## TASK DESCRIPTION:
Restate, exactly and without pictures, the lines from the start of the listing below through the line holding "from matplotlib.ticker import MultipleLocator".

╭─ DATASET CONTENT

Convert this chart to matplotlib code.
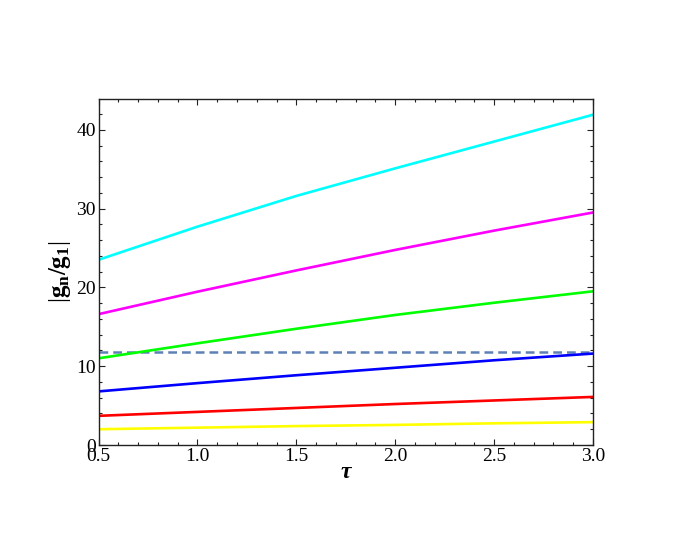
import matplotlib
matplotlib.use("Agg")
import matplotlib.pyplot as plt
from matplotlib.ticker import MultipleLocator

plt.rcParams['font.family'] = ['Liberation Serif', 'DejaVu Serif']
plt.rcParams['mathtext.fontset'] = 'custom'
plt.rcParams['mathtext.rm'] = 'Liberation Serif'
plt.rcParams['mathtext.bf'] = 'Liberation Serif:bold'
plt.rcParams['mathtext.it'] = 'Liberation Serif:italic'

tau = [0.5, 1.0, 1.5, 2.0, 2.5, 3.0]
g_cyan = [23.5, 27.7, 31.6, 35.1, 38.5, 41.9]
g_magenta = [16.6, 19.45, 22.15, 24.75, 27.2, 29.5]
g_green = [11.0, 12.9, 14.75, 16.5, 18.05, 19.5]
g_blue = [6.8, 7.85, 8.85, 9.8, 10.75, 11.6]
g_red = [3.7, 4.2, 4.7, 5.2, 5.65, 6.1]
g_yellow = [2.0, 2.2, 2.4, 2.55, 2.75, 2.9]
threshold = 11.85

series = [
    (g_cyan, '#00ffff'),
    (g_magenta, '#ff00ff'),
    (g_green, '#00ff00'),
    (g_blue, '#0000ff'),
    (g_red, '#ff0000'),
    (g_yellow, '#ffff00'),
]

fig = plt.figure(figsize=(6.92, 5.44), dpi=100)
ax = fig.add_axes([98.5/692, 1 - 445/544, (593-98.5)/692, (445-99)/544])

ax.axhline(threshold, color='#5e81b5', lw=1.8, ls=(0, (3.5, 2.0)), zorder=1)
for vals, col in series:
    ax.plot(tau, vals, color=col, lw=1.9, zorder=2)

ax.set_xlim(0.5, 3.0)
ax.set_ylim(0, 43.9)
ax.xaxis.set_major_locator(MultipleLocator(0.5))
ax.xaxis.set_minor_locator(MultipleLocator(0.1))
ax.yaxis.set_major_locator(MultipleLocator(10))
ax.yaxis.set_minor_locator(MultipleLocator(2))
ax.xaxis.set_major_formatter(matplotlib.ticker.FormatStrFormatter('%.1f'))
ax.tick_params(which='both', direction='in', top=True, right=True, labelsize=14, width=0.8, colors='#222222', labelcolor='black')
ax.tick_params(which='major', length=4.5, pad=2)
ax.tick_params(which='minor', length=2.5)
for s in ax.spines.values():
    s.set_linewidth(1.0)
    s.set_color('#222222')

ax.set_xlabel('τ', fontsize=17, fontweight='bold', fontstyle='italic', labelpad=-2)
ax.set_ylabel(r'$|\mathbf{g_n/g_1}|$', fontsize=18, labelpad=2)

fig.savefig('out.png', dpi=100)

╰─

## SOLVED PROBLEM:
Convert this chart to matplotlib code.
import matplotlib
matplotlib.use("Agg")
import matplotlib.pyplot as plt
from matplotlib.ticker import MultipleLocator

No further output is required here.